Изменить размер шрифта - +

— По моим сведениям, вас только завтра прикрепят к определенной палате, но я попрошу вас зайти в восточный корпус Святого Михаила, осмотреть одного пациента и заполнить историю болезни.

— Я готов.

— Палата триста двенадцать. А в соседнюю палату я направил вашего добросовестного приятеля, Шоутца, — ему тоже будет над чем подумать.

Билл побежал к себе в каморку под крышей Святого Михаила, быстро переоделся в новенькую белоснежную форму, вооружился инструментами. В спешке он даже не подумал, что впервые будет самостоятельно проводить осмотр. У палаты он напустил на себя спокойный, сосредоточенный вид. Перешагнув через порог, он уже выглядел почти что белым апостолом; во всяком случае, приложил к этому старания.

Пациент, бледный, с брюшком, курил на больничной койке.

— Доброе утро, — сердечно приветствовал его Билл. — Как вы себя чувствуете?

— Паршиво, — бросил пациент. — Иначе я бы тут не валялся.

Опустив саквояж, Билл подкрался к больному, как молодой кот — к первому воробью.

— На что жалуетесь?

— На все. Голова трещит, кости ломит, спать не могу, кусок в горло не лезет, температура зашкаливает. Мой водитель меня довел, ну, то есть довел, в смысле, довез, понимаете? Из Вашингтона, сегодня утром. Вашингтонских эскулапов на дух не переношу: ни о чем говорить не могут, кроме как о политике.

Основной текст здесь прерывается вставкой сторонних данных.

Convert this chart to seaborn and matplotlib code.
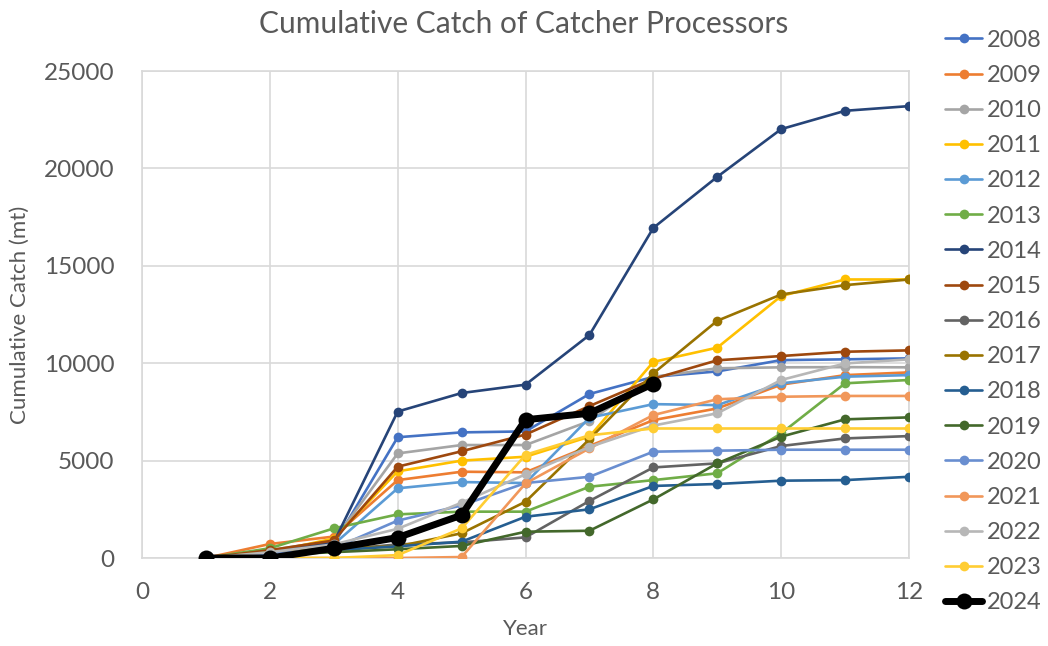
import matplotlib
matplotlib.use("Agg")
import matplotlib.pyplot as plt
import seaborn as sns
import pandas as pd

years = [1, 2, 3, 4, 5, 6, 7, 8, 9, 10, 11, 12]
series_names = ["2008", "2009", "2010", "2011", "2012", "2013", "2014", "2015",
                "2016", "2017", "2018", "2019", "2020", "2021", "2022", "2023", "2024"]

c2008 = [0, 300, 700, 6200, 6450, 6500, 8420, 9300, 9580, 10160, 10200, 10250]
c2009 = [0, 720, 1100, 4000, 4430, 4400, 5750, 7080, 7680, 8900, 9390, 9530]
c2010 = [0, 400, 900, 5370, 5800, 5800, 7030, 9300, 9740, 9790, 9800, 9790]
c2011 = [0, 300, 1000, 4450, 5000, 5200, 6230, 10070, 10800, 13450, 14300, 14300]
c2012 = [0, 300, 700, 3580, 3900, 3850, 7200, 7900, 7850, 8970, 9310, 9390]
c2013 = [0, 500, 1520, 2240, 2380, 2380, 3660, 4000, 4350, 6400, 8970, 9140]
c2014 = [0, 300, 800, 7520, 8470, 8900, 11450, 16950, 19570, 22020, 22960, 23200]
c2015 = [0, 400, 900, 4690, 5480, 6340, 7800, 9200, 10150, 10370, 10590, 10660]
c2016 = [0, 200, 400, 700, 800, 1060, 2930, 4650, 4860, 5750, 6140, 6260]
c2017 = [0, 300, 500, 600, 1270, 2890, 6100, 9480, 12180, 13530, 14010, 14300]
c2018 = [0, 200, 400, 600, 840, 2120, 2500, 3700, 3800, 3970, 4000, 4170]
c2019 = [0, 150, 300, 450, 620, 1350, 1400, 3010, 4860, 6230, 7120, 7220]
c2020 = [0, 200, 500, 1920, 2700, 3850, 4170, 5460, 5510, 5560, 5560, 5560]
c2021 = [0, 0, 0, 0, 50, 3830, 5630, 7340, 8150, 8280, 8320, 8320]
c2022 = [0, 300, 700, 1500, 2840, 4300, 5700, 6800, 7430, 9140, 9990, 10200]
c2023 = [0, 0, 0, 150, 1520, 5300, 6300, 6650, 6650, 6650, 6650, 6650]
c2024 = [0, 0, 500, 1050, 2200, 7100, 7430, 8950]

all_values = [c2008, c2009, c2010, c2011, c2012, c2013, c2014, c2015, c2016,
              c2017, c2018, c2019, c2020, c2021, c2022, c2023, c2024]

colors = ["#4472C4", "#ED7D31", "#A5A5A5", "#FFC000", "#5B9BD5", "#70AD47",
          "#264478", "#9E480E", "#636363", "#997300", "#255E91", "#43682B",
          "#698ED0", "#F1975A", "#B7B7B7", "#FFCD33", "#000000"]

rows = []
for name, vals in zip(series_names, all_values):
    for x, v in zip(years, vals):
        rows.append({"Year": x, "Catch": v, "Series": name})
df = pd.DataFrame(rows)

sns.set_theme(style="white")
plt.rcParams["font.family"] = ["Lato", "DejaVu Sans"]

fig = plt.figure(figsize=(10.48, 6.46), dpi=100)
ax = fig.add_axes([0.1355, 0.1362, 0.8674 - 0.1355, 0.890 - 0.1362])

for name, col in zip(series_names, colors):
    sub = df[df["Series"] == name]
    if name == "2024":
        lw, ms = 5.0, 11.5
    else:
        lw, ms = 1.9, 7
    sns.lineplot(data=sub, x="Year", y="Catch", ax=ax, color=col, marker="o",
                 linewidth=lw, markersize=ms, markeredgewidth=0, label=name,
                 zorder=5 if name == "2024" else 3)

ax.set_xlim(0, 12)
ax.set_ylim(0, 25000)
ax.set_xticks(range(0, 13, 2))
ax.set_yticks(range(0, 25001, 5000))
ax.grid(True, color="#D9D9D9", linewidth=1.2)
ax.set_axisbelow(True)
for s in ax.spines.values():
    s.set_color("#D9D9D9")
    s.set_linewidth(1.2)
ax.tick_params(axis="both", length=0, labelsize=17.5, colors="#595959")
ax.tick_params(axis="y", pad=20)
ax.tick_params(axis="x", pad=17)

ax.set_xlabel("Year", fontsize=16, color="#595959", labelpad=12)
ax.set_ylabel("Cumulative Catch (mt)", fontsize=16, color="#595959", labelpad=10)
fig.suptitle("Cumulative Catch of Catcher Processors", fontsize=21.5, color="#595959",
             x=0.50, y=0.985)

handles, labels = ax.get_legend_handles_labels()
if ax.legend_:
    ax.legend_.remove()
fig.legend(handles, labels, loc="upper left", bbox_to_anchor=(0.902, 0.954),
           frameon=False, fontsize=17, labelcolor="#595959", handlelength=1.55,
           handletextpad=0.2, labelspacing=0.6, borderaxespad=0, borderpad=0)

fig.savefig("out.png", dpi=100)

Сунув больному в рот термометр, Билл измерил пульс. Потом, как водится, осмотрел грудную клетку, живот, горло и все прочее. Рефлексы в ответ на удар резиновым молоточком оказались ленивыми. Билл присел у постели больного.

— Мне бы такое сердце, как у вас, — сказал он.

— Все толкуют, что у меня сердце здоровое, — подтвердил пациент. — Как вам речь Гувера?

— Я думал, вы устали от политики.

— Так и есть. Однако же, пока вы меня тут мяли, я все время думал о Гувере.

— О Гувере?

— О себе. Что вы у меня нашли?

— Нужно сделать кое-какие анализы. Но на вид вы практически здоровы.

— Я нездоров, — отрезал пациент. — Нездоров. Я болен.

Билл достал авторучку и чистый бланк истории болезни.

— Ваше полное имя? — начал он.

— Пол Б. ван Шейк.

— Ближайший родственник?

Анамнез не наводил ни на какие мысли. В раннем возрасте мистер ван Шейк перенес ряд детских болезней. Вчера утром не смог встать с постели; ассистент счел, что у него жар.

Термометр Билла не зафиксировал повышения температуры.

— Сейчас чуть-чуть уколем большой палец, — предупредил Билл, готовя предметные стекла, и выполнил процедуру под короткий, отчаянный вопль пациента, а потом добавил: — Нам еще понадобится небольшая проба из предплечья.

— А слезы мои вам не понадобятся? — взвился больной.

— Необходимо провести всестороннее обследование, — строго сказал Билл, загнав иглу в дряблое предплечье и тем самым вызвав новую бурю протестов.

В задумчивости Билл убрал инструменты. Не сформировав никакого мнения о природе недуга, он с укором оглядел мистера ван Шейка. Наудачу пощупал шейные лимфатические узлы, спросил, живы ли его родители, напоследок повторно проверил гортань и зубы.

«Глаза нормально выпуклые, — от безнадежности записал он. — Зрачки круглые, одинаковые».

— Пока все, — объявил он. — Постарайтесь как следует отдохнуть.

— Отдохнуть! — возмутился мистер ван Шейк. — В том-то вся и штука! Я трое суток без сна. Мне с каждой минутой все хуже.

В коридоре Билл увидел Джорджа Шоутца, выходящего из соседней палаты.